KEEPING SCORE: The Standard & Poor's 500 index rose two points, or 0.1 percent, to 1,962 in the first 45 minutes of trading. The Dow Jones industrial average added 35 points, or 0.2 percent, to 16,957. The Nasdaq composite gained three points, or 0.1 percent, to 4,363.

NEW HIGHS: The S&P 500 index notched an all-time high for the second day in a row Thursday. The index is up 6.1 percent this year and on track to gain 1.2 percent for the week.
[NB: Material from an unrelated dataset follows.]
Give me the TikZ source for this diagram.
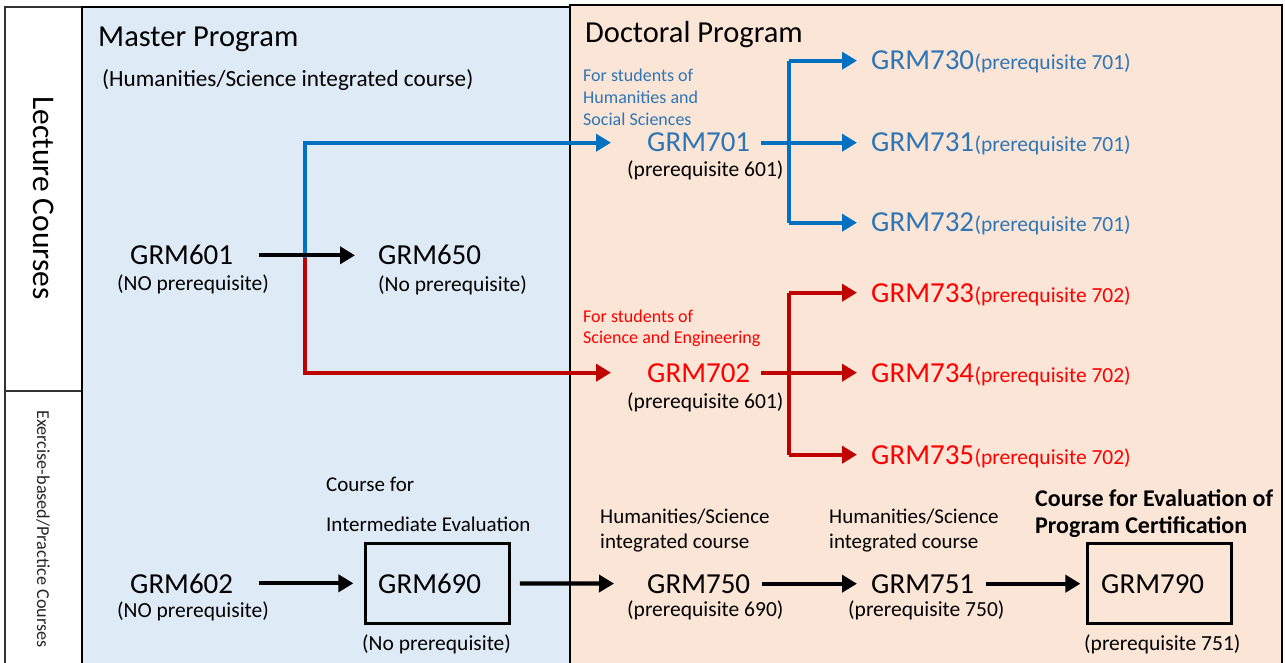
\documentclass[tikz,border=0pt]{standalone}
\usepackage{fontspec}
\setmainfont{Carlito}
\usetikzlibrary{arrows.meta, positioning}

\definecolor{masterbg}{HTML}{DEEBF7}
\definecolor{doctorbg}{HTML}{FBE5D6}
\definecolor{hblue}{HTML}{0070C0}
\definecolor{hbluetxt}{HTML}{2E75B6}
\definecolor{sred}{HTML}{C00000}
\definecolor{sredtxt}{HTML}{FF0000}

\newcommand{\titlefs}{\fontsize{30.5}{34}\selectfont}
\newcommand{\codefs}{\fontsize{29}{32}\selectfont}
\newcommand{\prefs}{\fontsize{21.5}{24}\selectfont}
\newcommand{\kindfs}{\fontsize{21}{24}\selectfont}
\newcommand{\notefs}{\fontsize{18}{20}\selectfont}

\tikzset{
  title/.style={inner sep=0pt, anchor=base west, font=\titlefs},
  code/.style={inner sep=0pt, anchor=base west, font=\codefs},
  pre/.style={inner sep=0pt, anchor=base west, font=\prefs},
  kind/.style={inner sep=0pt, anchor=base west, font=\kindfs},
  note/.style={inner sep=0pt, anchor=base west, font=\notefs},
  frame/.style={line width=1.6pt, black!80},
  boxed/.style={draw, line width=2.5pt, minimum width=144pt, minimum height=80pt, inner sep=0pt},
  arr/.style={line width=4.2pt, -{Triangle[length=15pt,width=17pt]}},
  karr/.style={arr, black},
  barr/.style={arr, hblue},
  rarr/.style={arr, sred},
}

\begin{document}
\begin{tikzpicture}[x=1pt,y=-1pt]
\useasboundingbox (0,0) rectangle (1285,663);

% panels
\fill[masterbg] (82,7) rectangle (570,663);
\fill[doctorbg] (570,5) rectangle (1282,663);
\draw[frame] (5,663) -- (5,7) -- (82,7);
\draw[frame] (5,391) -- (82,391);
\draw[frame, line width=2.5pt, black] (82,663) -- (82,7) -- (570,7);
\draw[frame, line width=2.5pt, black] (570,663) -- (570,5) -- (1282,5) -- (1282,663);

% row labels
\node[rotate=-90, font=\fontsize{31.5}{34}\selectfont] (lecture) at (44,198) {Lecture Courses};
\node[rotate=-90, font=\fontsize{18.2}{20}\selectfont, black!85] (exercise) at (43,529) {Exercise-based/Practice Courses};

% titles
\node[title] (master) at (98,47) {Master Program};
\node[pre, font=\fontsize{23.2}{26}\selectfont] (mastersub) at (102,87) {(Humanities/Science integrated course)};
\node[title] (doctor) at (585,43) {Doctoral Program};

% master courses
\node[code] (grm601) at (130,265) {GRM601};
\node[pre] (pre601) at (117,290) {(NO prerequisite)};
\node[code] (grm650) at (378,265) {GRM650};
\node[pre] (pre650) at (378,291) {(No prerequisite)};
\node[code] (grm602) at (130,593) {GRM602};
\node[pre] (pre602) at (117,617) {(NO prerequisite)};
\node[code] (grm690) at (378,593) {GRM690};
\node[boxed] (box690) at ([xshift=8pt]grm690.center) {};
\node[pre] (pre690) at (362,650) {(No prerequisite)};
\node[kind] (mid1) at (326,491) {Course for};
\node[kind] (mid2) at (326,531) {Intermediate Evaluation};

% doctoral, humanities branch
\foreach \t [count=\i] in {For students of, Humanities and, Social Sciences}
  \node[note, hbluetxt] (hnote\i) at (583,60+22*\i) {\t};
\node[code, hbluetxt] (grm701) at (647,152) {GRM701};
\node[pre] (pre701) at (627,177) {(prerequisite 601)};
\node[code, hbluetxt] (grm730) at (871,70) {GRM730};
\node[code, hbluetxt] (grm731) at (871,152) {GRM731};
\node[code, hbluetxt] (grm732) at (871,232) {GRM732};
\foreach \n in {730,731,732}
  \node[pre, hbluetxt] (pre\n) at (grm\n.base east) {(prerequisite 701)};

% doctoral, science branch
\node[note, sredtxt] (snote1) at (583,322) {For students of};
\node[note, sredtxt] (snote2) at (583,343) {Science and Engineering};
\node[code, sredtxt] (grm702) at (647,382) {GRM702};
\node[pre] (pre702) at (627,408) {(prerequisite 601)};
\node[code, sredtxt] (grm733) at (871,302) {GRM733};
\node[code, sredtxt] (grm734) at (871,382) {GRM734};
\node[code, sredtxt] (grm735) at (871,464) {GRM735};
\foreach \n in {733,734,735}
  \node[pre, sredtxt] (pre\n) at (grm\n.base east) {(prerequisite 702)};

% doctoral, practice row
\node[kind] (int1a) at (600,523) {Humanities/Science};
\node[kind] (int1b) at (600,548) {integrated course};
\node[code] (grm750) at (647,593) {GRM750};
\node[pre] (pre750) at (627,616) {(prerequisite 690)};
\node[kind] (int2a) at (829,523) {Humanities/Science};
\node[kind] (int2b) at (829,548) {integrated course};
\node[code] (grm751) at (871,593) {GRM751};
\node[pre] (pre751) at (848,616) {(prerequisite 750)};
\node[kind, font=\bfseries\fontsize{24}{27}\selectfont] (cert1) at (1035,506) {Course for Evaluation of};
\node[kind, font=\bfseries\fontsize{24}{27}\selectfont] (cert2) at (1035,533) {Program Certification};
\node[code] (grm790) at (1101,593) {GRM790};
\node[boxed] (box790) at ([xshift=7pt]grm790.center) {};
\node[pre] (pre790) at (1084,650) {(prerequisite 751)};

% branches out of GRM601
\coordinate (split) at (305,258);
\draw[barr, shorten >=36pt] (split) |- (grm701);
\draw[rarr, shorten >=36pt] (split) |- (grm702);
\draw[karr, shorten <=26pt, shorten >=23pt] (grm601) -- (grm650);

% humanities tree
\coordinate (hub1) at (789,143);
\draw[hblue, line width=4.2pt] (hub1 |- grm730) -- (hub1 |- grm732);
\draw[barr, shorten >=14pt] (hub1 |- grm730) -- (grm730);
\draw[barr, shorten <=11pt, shorten >=14pt] (grm701) -- (grm731);
\draw[barr, shorten >=14pt] (hub1 |- grm732) -- (grm732);

% science tree
\coordinate (hub2) at (789,375);
\draw[sred, line width=4.2pt] (hub2 |- grm733) -- (hub2 |- grm735);
\draw[rarr, shorten >=14pt] (hub2 |- grm733) -- (grm733);
\draw[rarr, shorten <=11pt, shorten >=14pt] (grm702) -- (grm734);
\draw[rarr, shorten >=14pt] (hub2 |- grm735) -- (grm735);

% practice chain
\draw[karr, shorten <=26pt, shorten >=11pt] (grm602) -- (box690);
\draw[karr, shorten <=9pt, shorten >=33pt] (box690) -- (grm750);
\draw[karr, shorten <=12pt, shorten >=14pt] (grm750) -- (grm751);
\draw[karr, shorten <=12pt, shorten >=6pt] (grm751) -- (box790);
\end{tikzpicture}
\end{document}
SMOOTH RIDE: CarMax shares vaulted 15 percent after the used car dealership operator reported a 16 percent jump in first-quarter earnings, easily beating Wall Street estimates. The stock gained $6.84 to $52.11. Shares in rival AutoNation rose $1.59, or 2.8 percent, to $58.10.

DISAPPOINTS: Oracle sank 5.3 percent after the software maker reported disappointing quarterly earnings late Thursday. One financial analyst covering the company, Citigroup's Walter Pritchard, stripped Oracle of his "buy" rating and reduced his price target on the stock to $41 from $44. Oracle's shares slumped $2.32 to $40.20.

MISSED: Darden Restaurants said its quarterly profit plunged 35 percent, dragged down by charges tied to its plan to overhaul its business. The company plans to sell its Red Lobster restaurants to the investment firm Golden Gate Capital for $2.1 billion. The quarterly results fell short of analysts' forecasts, and Darden's shares tumbled $1.62, or 3.3 percent, to $47.90.

OVER THERE: Major stock markets in Europe edged higher. France's CAC 40 rose 0.1 percent, while Germany's DAX added 0.2 percent. The FTSE 100 index of leading British stocks gained 0.4 percent.

BONDS: U.S. government bonds prices slipped, pushing yields up. The yield on the 10-year note rose to 2.64 percent from 2.62 percent late Thursday.